Overall, the flow of the game seems pretty good, and it’s generating some nice tense moments. Good job there.

A few nitpicks: The game has reduction of squads into remnant units, which are called ‘sections’. Since a section is usually a unit composed of a pair of squads, I’d prefer if ‘fire team’ or ‘half squad’ had been used. Color illustrations are popular on counters, but here, they’re similar colors and values to the background, so the art just dissolves into a blob when not looking closely. Nice bold line-art would have looked a lot better.

A bit bigger is the fact woods are inherent. The art makes this obvious (by going out to the edges of the hex), which is nice, but it’s true by rule too. This does make things a little simpler, but the use of terrain depictions for LOS has always been a strong point for SL/ASL and I’m surprised it isn’t used here. Also, fields show up on some of the maps… and have no purpose. Wading through a field of grain has a lot of atmosphere in ASL, and I’m surprised its not in here. It seems like different squad compositions (i.e., sub-machinegun squads) could be handled, but I’ve seen no sign of it yet. I’m definitely surprised American squads are rated at a lower effective range than German ones; I can only assume that this is from the inclusion of a machine gun in every German squad (and the BAR isn’t that long-ranged). The fact that German squads generally have higher cohesion (which is a bonus in assaults as well as elsewhere), while Americans have generally higher assault values is an interesting wrinkle.

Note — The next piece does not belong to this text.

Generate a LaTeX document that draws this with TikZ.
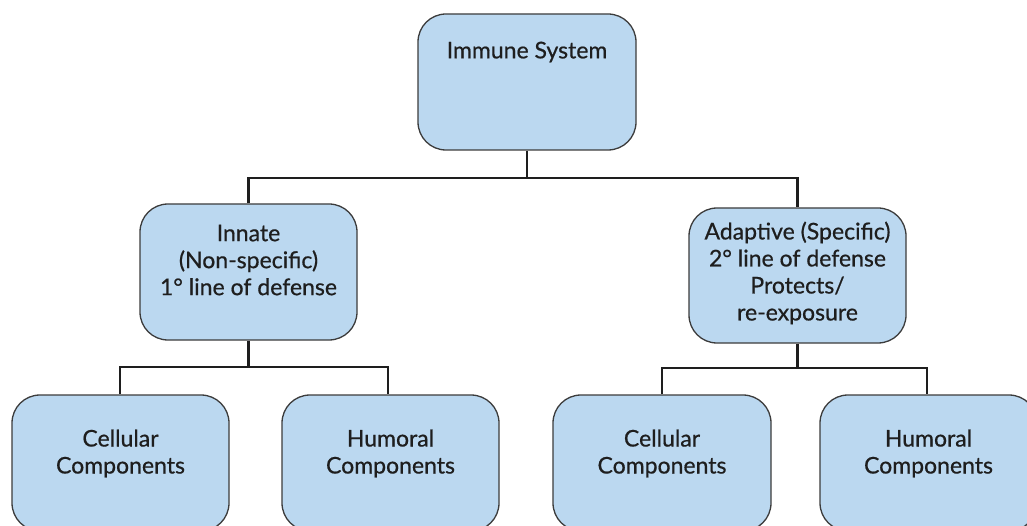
\documentclass[tikz,border=0pt]{standalone}
\usepackage{fontspec}
\setmainfont{Lato}[FakeBold=0.6]
\definecolor{boxfill}{RGB}{187,216,240}
\definecolor{boxline}{RGB}{60,60,60}
\definecolor{ink}{RGB}{30,30,30}
\begin{document}
\begin{tikzpicture}[x=1pt,y=-1pt,
  box/.style={draw=boxline, line width=1.3pt, fill=boxfill, rounded corners=28pt,
    minimum width=217pt, minimum height=136pt, inner sep=0pt},
  txt/.style={align=center, text=ink, font=\fontsize{23}{27}\selectfont, inner sep=0pt},
  conn/.style={draw=ink, line width=2.4pt}]
\useasboundingbox (0,0) rectangle (1027,526);
\clip (0,0) rectangle (1027,526);
% boxes
\node[box, minimum width=218pt] (top) at (527,82) {};
\node[box] (innate) at (248.5,272) {};
\node[box, minimum height=135pt] (adaptive) at (797.5,275.5) {};
\node[box] (cell1) at (120.5,463) {};
\node[box] (hum1) at (390.5,463) {};
\node[box, minimum width=218pt] (cell2) at (662,463) {};
\node[box] (hum2) at (928.5,463) {};
% texts
\node[txt] (ttop) at (527,52) {Immune System};
\node[txt] (tinnate) at (248.5,260) {Innate\\(Non-specific)\\1° line of defense};
\node[txt] (tadaptive) at (797.5,273) {Adaptive (Specific)\\2° line of defense\\Protects/\\re-exposure};
\node[txt] (tcell1) at (120.5,453.5) {Cellular\\Components};
\node[txt] (thum1) at (390.5,453.5) {Humoral\\Components};
\node[txt] (tcell2) at (662,453.5) {Cellular\\Components};
\node[txt] (thum2) at (928.5,453.5) {Humoral\\Components};
% junctions
\coordinate (j0) at (527,178);
\coordinate (j1) at (248.5,367);
\coordinate (j2) at (797.5,368);
% connectors
\draw[conn] (top.south) -- (j0);
\draw[conn] (innate.north) |- (j0) -| (adaptive.north);
\draw[conn] (innate.south) -- (j1);
\draw[conn] ([xshift=-0.5pt]cell1.north) |- (j1) -| ([xshift=-2.5pt]hum1.north);
\draw[conn] (adaptive.south) -- (j2);
\draw[conn] (cell2.north) |- (j2) -| ([xshift=-1.5pt]hum2.north);
\end{tikzpicture}
\end{document}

Only being able to go three hexes at a time reduces ‘panzerbush’ syndrome to a minimum (at least for infantry), but the lack of reactions in the middle of movement does allow some of it to happen. I think a lot might be done by letting machine gun teams put down fire lanes, though that might need to preempt the action/reaction cycle, which would make things messy. However, the fact that you just put fire markers on target, and then resolve all fire after the action/reaction cycle is a very interesting idea, especially as you record the overall strength of that attack until it’s performed, and adds some nice uncertainty.

There seems to be a trend currently of operating units at one level above the basic maneuver units of a game as a group (LHY, Rifle & Spade, and GTS off the top of my head), and this is the strong point of the game. Working platoons as cohesive groups does a lot for the flow of the game, and does a lot to make its action-reaction cycle work. Thanks to a color-and-number labeling scheme, you can get up to a full battalion (of three companies), though ‘square’ formations are currently not in the game (the Americans and Germans don’t use them, I think the British were square at some levels though).

From what I’ve seen, the victory conditions of the scenarios are nicely varied. This can be a strong point with ASL scenarios (there’s some really inventive ones out there, though too often it gets down to the same-old), and it’s nice to see here. The variable time passing is neat… and I’d say it’s unnecessary (as turn is a turn is a turn), except that it does feed into many victory conditions and sets a variable ending point (kind of like Combat Commander/Great War Commander). Overall, I’ll be happy to try it again at some point.